--- start Dataset extract ---
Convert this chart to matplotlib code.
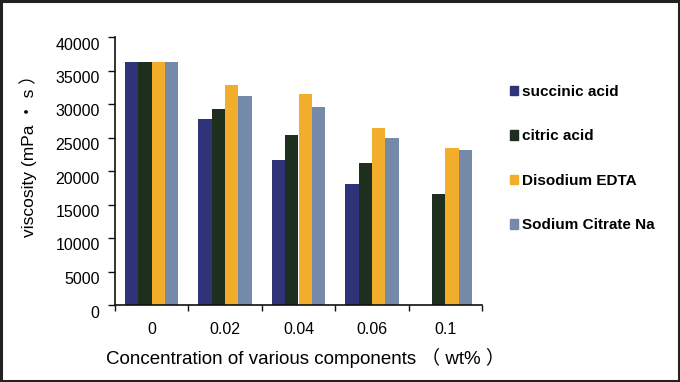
import matplotlib
matplotlib.use("Agg")
import matplotlib.pyplot as plt
import matplotlib.transforms as mtransforms
import numpy as np
from matplotlib.patches import Rectangle

categories = ["0", "0.02", "0.04", "0.06", "0.1"]
series_names = ["succinic acid", "citric acid", "Disodium EDTA", "Sodium Citrate Na"]
succinic = [36200, 27800, 21600, 18100, 0]
citric = [36200, 29200, 25400, 21150, 16500]
edta = [36200, 32900, 31450, 26400, 23400]
citrate = [36200, 31150, 29550, 25000, 23200]
colors = ["#2F3479", "#1E2F1E", "#F2AE2A", "#7589A8"]

plt.rcParams['font.family'] = ['Liberation Sans', 'Noto Sans CJK SC', 'DejaVu Sans']

fig = plt.figure(figsize=(6.8, 3.82), dpi=100)
ax = fig.add_axes([115/680, 1-305/382, (482-115)/680, (305-37)/382])

x = np.arange(len(categories))
bw = 0.182
data = [succinic, citric, edta, citrate]
for i, (vals, c, name) in enumerate(zip(data, colors, series_names)):
    ax.bar(x + (i - 1.5) * bw, vals, width=bw, color=c, label=name, linewidth=0)

ax.set_xlim(-0.5, len(categories) - 0.5)
ax.set_ylim(0, 40000)
ax.set_yticks(np.arange(0, 40001, 5000))
ax.set_xticks(np.arange(-0.5, len(categories), 1.0))
ax.set_xticklabels([])
ax.set_xticks(x, minor=True)
ax.set_xticklabels(categories, minor=True)
ax.tick_params(axis='x', which='minor', length=0, pad=12, labelsize=11.5)
ax.tick_params(axis='x', which='major', length=4, width=1, direction='out', color='#111111')
ax.tick_params(axis='y', length=5, width=1, direction='out', labelsize=11.5, pad=6, color='#111111')
offset = mtransforms.ScaledTranslation(0, -8/100, fig.dpi_scale_trans)
for lab in ax.get_yticklabels():
    lab.set_verticalalignment('center')
    lab.set_transform(lab.get_transform() + offset)
for s in ['top', 'right']:
    ax.spines[s].set_visible(False)
for s in ['left', 'bottom']:
    ax.spines[s].set_color('#111111')
    ax.spines[s].set_linewidth(1.2)

fig.text(28/680, 1-152/382, "viscosity (mPa \u30fb s \uff09", rotation=90,
         ha='center', va='center', fontsize=12.5)
fig.text(305/680, 1-358/382, "Concentration of various components \uff08 wt% \uff09",
         ha='center', va='center', fontsize=13.5)

# Legend
handles = [Rectangle((0, 0), 1, 1, color=c) for c in colors]
leg = fig.legend(handles, series_names, loc='upper left', bbox_to_anchor=(496/680, 1-71/382),
                 frameon=False, handlelength=0.55, handleheight=0.55, handletextpad=0.25,
                 labelspacing=2.0, prop={'weight': 'bold', 'size': 11})

fig.patches.append(Rectangle((0.0015, 0.0025), 0.997, 0.995, transform=fig.transFigure,
                             fill=False, edgecolor='#222222', linewidth=2.2))

fig.savefig("out.png", dpi=100)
--- end Dataset extract ---
Set the lines above down again, word for word, from the first through the one containing "ax.spines[s].set_linewidth(1.2)"; pictures excluded.

Task response:
Convert this chart to matplotlib code.
import matplotlib
matplotlib.use("Agg")
import matplotlib.pyplot as plt
import matplotlib.transforms as mtransforms
import numpy as np
from matplotlib.patches import Rectangle

categories = ["0", "0.02", "0.04", "0.06", "0.1"]
series_names = ["succinic acid", "citric acid", "Disodium EDTA", "Sodium Citrate Na"]
succinic = [36200, 27800, 21600, 18100, 0]
citric = [36200, 29200, 25400, 21150, 16500]
edta = [36200, 32900, 31450, 26400, 23400]
citrate = [36200, 31150, 29550, 25000, 23200]
colors = ["#2F3479", "#1E2F1E", "#F2AE2A", "#7589A8"]

plt.rcParams['font.family'] = ['Liberation Sans', 'Noto Sans CJK SC', 'DejaVu Sans']

fig = plt.figure(figsize=(6.8, 3.82), dpi=100)
ax = fig.add_axes([115/680, 1-305/382, (482-115)/680, (305-37)/382])

x = np.arange(len(categories))
bw = 0.182
data = [succinic, citric, edta, citrate]
for i, (vals, c, name) in enumerate(zip(data, colors, series_names)):
    ax.bar(x + (i - 1.5) * bw, vals, width=bw, color=c, label=name, linewidth=0)

ax.set_xlim(-0.5, len(categories) - 0.5)
ax.set_ylim(0, 40000)
ax.set_yticks(np.arange(0, 40001, 5000))
ax.set_xticks(np.arange(-0.5, len(categories), 1.0))
ax.set_xticklabels([])
ax.set_xticks(x, minor=True)
ax.set_xticklabels(categories, minor=True)
ax.tick_params(axis='x', which='minor', length=0, pad=12, labelsize=11.5)
ax.tick_params(axis='x', which='major', length=4, width=1, direction='out', color='#111111')
ax.tick_params(axis='y', length=5, width=1, direction='out', labelsize=11.5, pad=6, color='#111111')
offset = mtransforms.ScaledTranslation(0, -8/100, fig.dpi_scale_trans)
for lab in ax.get_yticklabels():
    lab.set_verticalalignment('center')
    lab.set_transform(lab.get_transform() + offset)
for s in ['top', 'right']:
    ax.spines[s].set_visible(False)
for s in ['left', 'bottom']:
    ax.spines[s].set_color('#111111')
    ax.spines[s].set_linewidth(1.2)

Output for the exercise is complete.